The dry clutch changes the auditory and tactile signature of the bike at idle and low speed in ways that matter to the rider who chose a V2 Ducati for exactly those reasons. It is a detail that required dedicated engineering work, not a carryover component, and it is appropriate that Ducati included it in a centenary collection built around authenticity.
How to See and Order the Ducati Collezione 100
Each of the ten Ducati Collezione 100 models is limited to 100 numbered units globally, with no planned second run. Ordering details and the full model lineup are available through Ducati’s official Collezione 100 channel. The collection will be on public display at World Ducati Week (July 3–5, 2026), at Goodwood Festival of Speed, and subsequently in museums in Bologna.
The Ducati Collezione 100 is exactly the kind of release that rewards the rider who already knows the history. Understanding what separates the Ducati Collezione 100 from a standard limited edition is understanding the difference between a livery applied to a bike and a livery that earns its place on one.

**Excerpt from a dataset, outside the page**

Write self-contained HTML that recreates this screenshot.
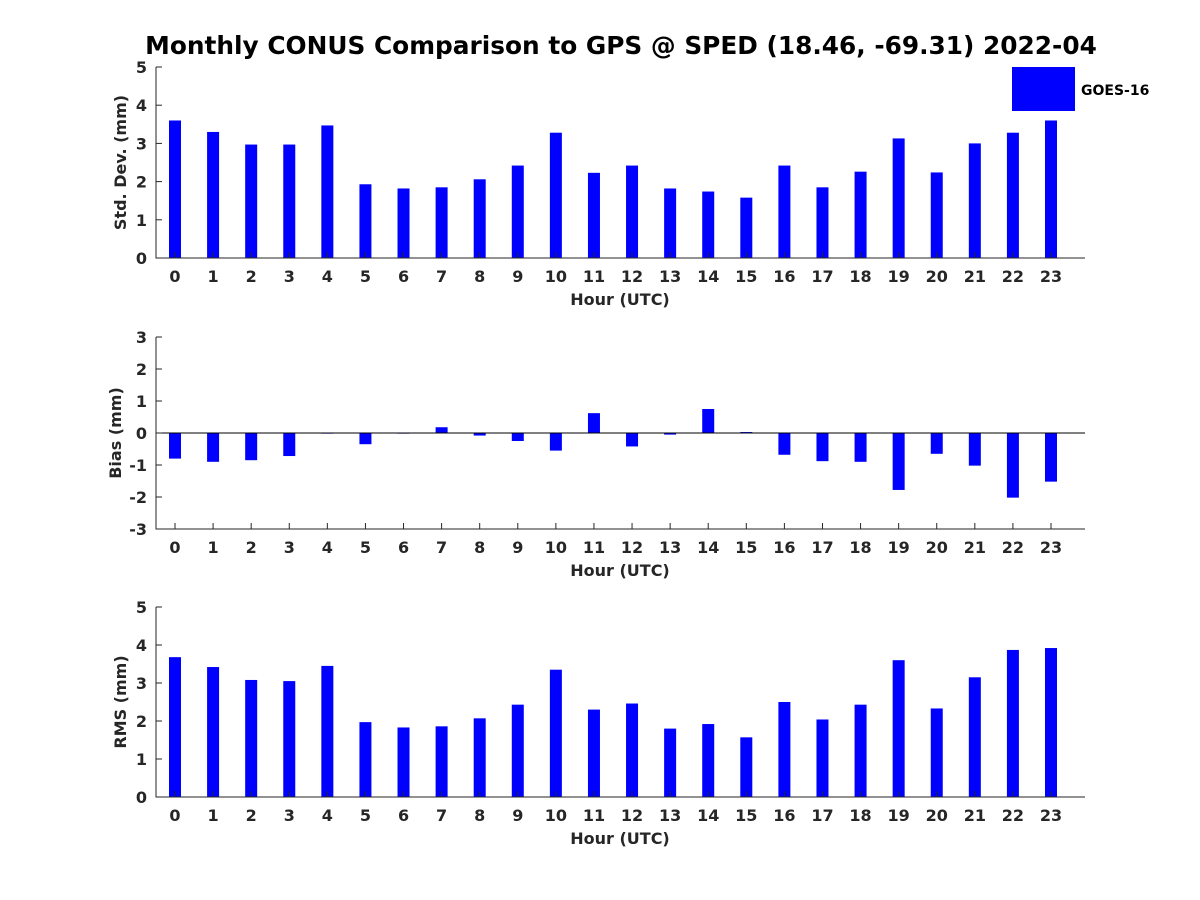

The Imola glitter, the NCR orange, the 900 Replica’s “almost Italian” tricolor, the California Hot Rod’s Daytona context — none of it requires explanation for the Ducatisti who will be placing orders. But the Ducati Collezione 100 also functions as a complete brief on how the brand arrived at the place it occupies in 2026: ten bikes, ten chapters, one unbroken line from Borgo Panigale to Mugello. One hundred units of each. When they’re gone, they’re gone.